Newsroom renovation
For the first time in 17 years, the Missourinet newsroom and its studios are on different floors of our building. Not since we moved from the old house downtown to the then-modern Learfield world headquarters at 505 Hobbs Road in 1989 has the news staff been forced to ascend or descend stairs to go back and forth to the places where we did our newscasts. Our move 17 years ago gave us studios mere steps from our newsroom desks.
It won’t be this way for long. By the end of the day our news booth will be installed in the basement of the world headquarters, a short jaunt down the hall from the temporary newsroom, or “news closet” as we call it.

All five us, including sportsoid David Sprague, are now in a room slightly larger than a two-man cell at the new penitentiary, a cozy arrangement that will be our temporary home for at least two months while our old newsroom and our old studios are destroyed and turned into an antiseptic modern newsroom that the sales department is not ashamed to take potential clients through on tours. The sales folks seem to think an antiseptic newsroom is a key to greater commercial sales.
Of course in the 17 years that the newsroom has been a working pig sty, Missourinet commercial sales have been pretty good (the traffic directors at our affiliated stations who have to insert our commercials into their daily broadcast schedules can testify to that).

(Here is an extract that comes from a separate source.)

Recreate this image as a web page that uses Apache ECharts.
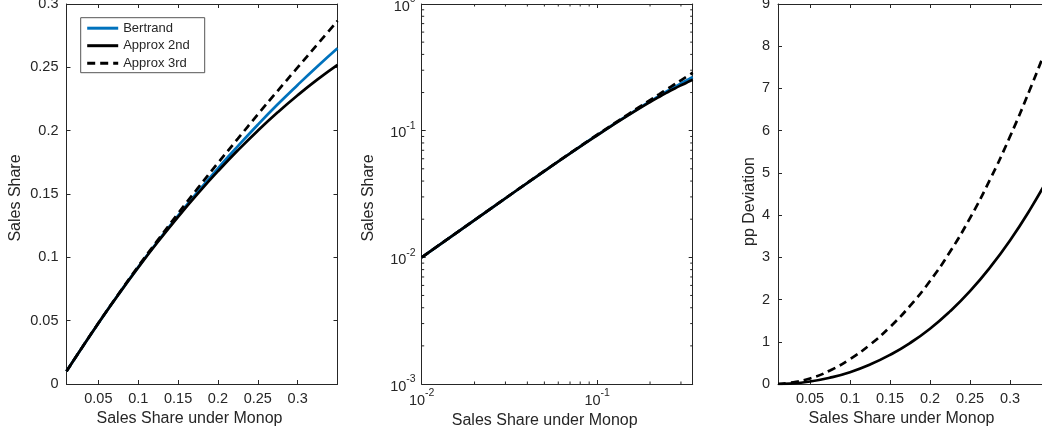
<!DOCTYPE html>
<html>
<head>
<meta charset="utf-8">
<script src="https://cdn.jsdelivr.net/npm/echarts@6/dist/echarts.min.js"></script>
<style>
  html, body { margin: 0; background: #fff; }
  #chart { width: 1042px; height: 440px; }
</style>
</head>
<body>
<div id="chart"></div>
<script>
// sales share under monopoly (x for every panel)
const monopShare = [0.01, 0.025, 0.05, 0.075, 0.1, 0.125, 0.15, 0.175, 0.2, 0.225, 0.25, 0.275, 0.3, 0.325, 0.35]
// sales share, panel 1 and 2
const bertrand = [0.0100, 0.0245, 0.0480, 0.0706, 0.0923, 0.1130, 0.1329, 0.1520, 0.1703, 0.1878, 0.2047, 0.2208, 0.2361, 0.2509, 0.2651]
const approx2nd = [0.0100, 0.0245, 0.0480, 0.0705, 0.0920, 0.1125, 0.1320, 0.1505, 0.1680, 0.1845, 0.2000, 0.2145, 0.2280, 0.2405, 0.2520]
const approx3rd = [0.0100, 0.0245, 0.0481, 0.0708, 0.0929, 0.1140, 0.1347, 0.1548, 0.1745, 0.1937, 0.2128, 0.2315, 0.2499, 0.2683, 0.2866]
// pp deviation from Bertrand, panel 3
const dev2nd = [0, 0.01, 0.06, 0.15, 0.28, 0.46, 0.69, 0.97, 1.31, 1.72, 2.20, 2.76, 3.40, 4.13, 4.95]
const dev3rd = [0, 0.03, 0.13, 0.32, 0.59, 0.93, 1.35, 1.85, 2.44, 3.13, 3.93, 4.84, 5.86, 6.98, 8.18]

const linXTicks = [0.05, 0.1, 0.15, 0.2, 0.25, 0.3]
const logMinorX = [0.02, 0.03, 0.04, 0.05, 0.06, 0.07, 0.08, 0.09, 0.2, 0.3]
const logMinorY = [0.002, 0.003, 0.004, 0.005, 0.006, 0.007, 0.008, 0.009,
  0.02, 0.03, 0.04, 0.05, 0.06, 0.07, 0.08, 0.09,
  0.2, 0.3, 0.4, 0.5, 0.6, 0.7, 0.8, 0.9]

const ink = '#262626'
const blue = '#0072bd'
const font = 'Liberation Sans, Arial, sans-serif'

const pairs = (ys) => monopShare.map((x, i) => [x, ys[i]])

const chart = echarts.init(document.getElementById('chart'))

const lineStyle = { color: ink, width: 1 }
const nameStyle = { color: ink, fontSize: 16, fontFamily: font }

function xAxis(grid, extra, mirror) {
  return Object.assign({
    gridIndex: grid,
    position: mirror ? 'top' : 'bottom',
    axisLine: { show: true, onZero: false, lineStyle },
    axisTick: { show: true, inside: true, length: 4, lineStyle },
    axisLabel: mirror ? { show: false } : { color: ink, fontSize: 14.5, fontFamily: font, margin: 7 },
    splitLine: { show: false },
    name: mirror ? '' : 'Sales Share under Monop',
    nameLocation: 'middle',
    nameGap: 26,
    nameTextStyle: Object.assign({ padding: [0, 25, 0, 0] }, nameStyle),
  }, extra)
}

function yAxis(grid, extra, mirror, name, gap, shift) {
  return Object.assign({
    gridIndex: grid,
    position: mirror ? 'right' : 'left',
    axisLine: { show: true, onZero: false, lineStyle },
    axisTick: { show: true, inside: true, length: 4, lineStyle },
    axisLabel: mirror ? { show: false } : { color: ink, fontSize: 14.5, fontFamily: font, margin: 8 },
    splitLine: { show: false },
    name: mirror ? '' : name,
    nameLocation: 'middle',
    nameGap: gap,
    nameTextStyle: Object.assign({ padding: [0, shift, 0, 0] }, nameStyle),
  }, extra)
}

const linX = (grid, mirror) => xAxis(grid, {
  type: 'value', min: 0.01, max: 0.35,
  axisTick: { show: true, inside: true, length: 4, lineStyle, customValues: linXTicks },
  axisLabel: mirror ? { show: false } : {
    color: ink, fontSize: 14.5, fontFamily: font, margin: 7,
    customValues: linXTicks, formatter: (v) => String(+v.toFixed(2)),
  },
}, mirror)

const logRich = {
  b: { fontSize: 14.5, color: ink, fontFamily: font, verticalAlign: 'bottom', lineHeight: 20 },
  s: { fontSize: 10.5, color: ink, fontFamily: font, verticalAlign: 'top', lineHeight: 11 },
}
const logFmt = (v) => '{b|10}{s|' + Math.round(Math.log10(v)) + '}'

const logX = (mirror) => xAxis(1, {
  type: 'log', logBase: 10, min: 0.01, max: 0.35,
  axisLabel: mirror ? { show: false } : {
    margin: 4, formatter: logFmt, rich: logRich, showMaxLabel: false,
  },
}, mirror)

const logY = (mirror) => yAxis(1, {
  type: 'log', logBase: 10, min: 0.001, max: 1,
  axisLabel: mirror ? { show: false } : {
    margin: 6, formatter: logFmt, rich: logRich,
  },
}, mirror, 'Sales Share', 45, 8)

// minor ticks of the log panel, on all four sides
function minorTicks(values, onX) {
  return {
    type: 'custom',
    xAxisIndex: 2,
    yAxisIndex: 2,
    silent: true,
    z: 5,
    data: values.map((v) => (onX ? [v, 0.1] : [0.1, v])),
    renderItem: (params, api) => {
      const v = api.value(onX ? 0 : 1)
      const a = onX ? api.coord([v, 0.001]) : api.coord([0.01, v])
      const b = onX ? api.coord([v, 1]) : api.coord([0.35, v])
      const len = 2.5
      const seg = (p, dx, dy) => ({
        type: 'line',
        shape: { x1: p[0], y1: p[1], x2: p[0] + dx, y2: p[1] + dy },
        style: { stroke: ink, lineWidth: 1 },
      })
      return {
        type: 'group',
        children: onX
          ? [seg(a, 0, -len), seg(b, 0, len)]
          : [seg(a, len, 0), seg(b, -len, 0)],
      }
    },
  }
}

const solid = (color) => ({ color, width: 2.7 })
const dashed = { color: '#000', width: 2.7, type: [8, 5] }

const option = {
  animation: false,
  backgroundColor: '#fff',
  textStyle: { fontFamily: font },
  grid: [
    { left: 66.5, top: 4, width: 271, height: 380, outerBoundsMode: 'none' },
    { left: 421.7, top: 4, width: 271, height: 380, outerBoundsMode: 'none' },
    { left: 778, top: 4, width: 272, height: 380, outerBoundsMode: 'none' },
  ],
  legend: {
    data: ['Bertrand', 'Approx 2nd', 'Approx 3rd'],
    orient: 'vertical',
    left: 80.7,
    top: 17.7,
    padding: [4, 15, 3, 5],
    itemWidth: 31,
    itemHeight: 13,
    itemGap: 4.5,
    backgroundColor: '#fff',
    borderColor: '#555',
    borderWidth: 1,
    borderRadius: 0,
    selectedMode: false,
    itemStyle: { opacity: 0 },
    lineStyle: { width: 3 },
    textStyle: { color: ink, fontSize: 13, fontFamily: font },
  },
  xAxis: [
    linX(0, false), linX(0, true),
    logX(false), logX(true),
    linX(2, false), linX(2, true),
  ].map((a, i) => Object.assign(a, { gridIndex: Math.floor(i / 2) })),
  yAxis: [
    yAxis(0, {
      type: 'value', min: 0, max: 0.3, interval: 0.05,
      axisLabel: { color: ink, fontSize: 14.5, fontFamily: font, margin: 8, formatter: (v) => String(+v.toFixed(2)) },
    }, false, 'Sales Share', 43, 8),
    yAxis(0, { type: 'value', min: 0, max: 0.3, interval: 0.05 }, true),
    logY(false),
    logY(true),
    yAxis(2, { type: 'value', min: 0, max: 9, interval: 1 }, false, 'pp Deviation', 20, 15),
    yAxis(2, { type: 'value', min: 0, max: 9, interval: 1 }, true),
  ],
  series: [
    { name: 'Bertrand', type: 'line', xAxisIndex: 0, yAxisIndex: 0, data: pairs(bertrand), smooth: true, symbol: 'none', lineStyle: solid(blue), itemStyle: { color: blue } },
    { name: 'Approx 2nd', type: 'line', xAxisIndex: 0, yAxisIndex: 0, data: pairs(approx2nd), smooth: true, symbol: 'none', lineStyle: solid('#000'), itemStyle: { color: '#000' } },
    { name: 'Approx 3rd', type: 'line', xAxisIndex: 0, yAxisIndex: 0, data: pairs(approx3rd), smooth: true, symbol: 'none', lineStyle: dashed, itemStyle: { color: '#000' } },

    { name: 'log Bertrand', type: 'line', xAxisIndex: 2, yAxisIndex: 2, data: pairs(bertrand), smooth: true, symbol: 'none', lineStyle: solid(blue) },
    { name: 'log Approx 2nd', type: 'line', xAxisIndex: 2, yAxisIndex: 2, data: pairs(approx2nd), smooth: true, symbol: 'none', lineStyle: solid('#000') },
    { name: 'log Approx 3rd', type: 'line', xAxisIndex: 2, yAxisIndex: 2, data: pairs(approx3rd), smooth: true, symbol: 'none', lineStyle: dashed },
    minorTicks(logMinorX, true),
    minorTicks(logMinorY, false),

    { name: 'dev 2nd', type: 'line', xAxisIndex: 4, yAxisIndex: 4, data: pairs(dev2nd), smooth: true, symbol: 'none', lineStyle: solid('#000') },
    { name: 'dev 3rd', type: 'line', xAxisIndex: 4, yAxisIndex: 4, data: pairs(dev3rd), smooth: true, symbol: 'none', lineStyle: dashed },
  ],
}

chart.setOption(option)
</script>
</body>
</html>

So here we are in the basement. At least when we look out a newsroom window we’re not seeing the Sears store in the mall across the highway. Our view now is of a narrow expanse of grass and then a couple of acres of newly-installed gravel where there used to be trees. That’s because the owners of the property think they are going to put up some new buildings that will increase their incomes considerably. Someday.
Later today our colleagues from the Brownfield network, the farm folks, will be moving themselves and their stuff to a couple of rooms next to ours.
When David took the picture of the new “newscloset,” as we call it, he said it looked as if we’re in jail. The engineers tell us we have been sentenced to these facilities for 60-90 days until we can move back upstairs to the new News Exhibit area. Bob Priddy and Brent Martin get a break, however. Since they cover the legislature, they will be allowed out on work-release until the legislative session is don so they’ll be doing a lot of work at the Capitol studio which, by the way, is available for affiliate stations’ use if they ever want to come to town and originate some talk shows---which the folks from Farmington and Festus did earlier this year.
We naturally look forward to returning to the upper floor in a few months and we’ll welcome guests, including potential commercial-buyers, who want to see us on display. The only drawback is that all of the stuff we’ve hauled down here for the last several weeks will have to be hauled back up to the new newsroom. And it will be much heavier going up.
Reporting from somewhere in the Learfield Underground, I’m Bob Priddy.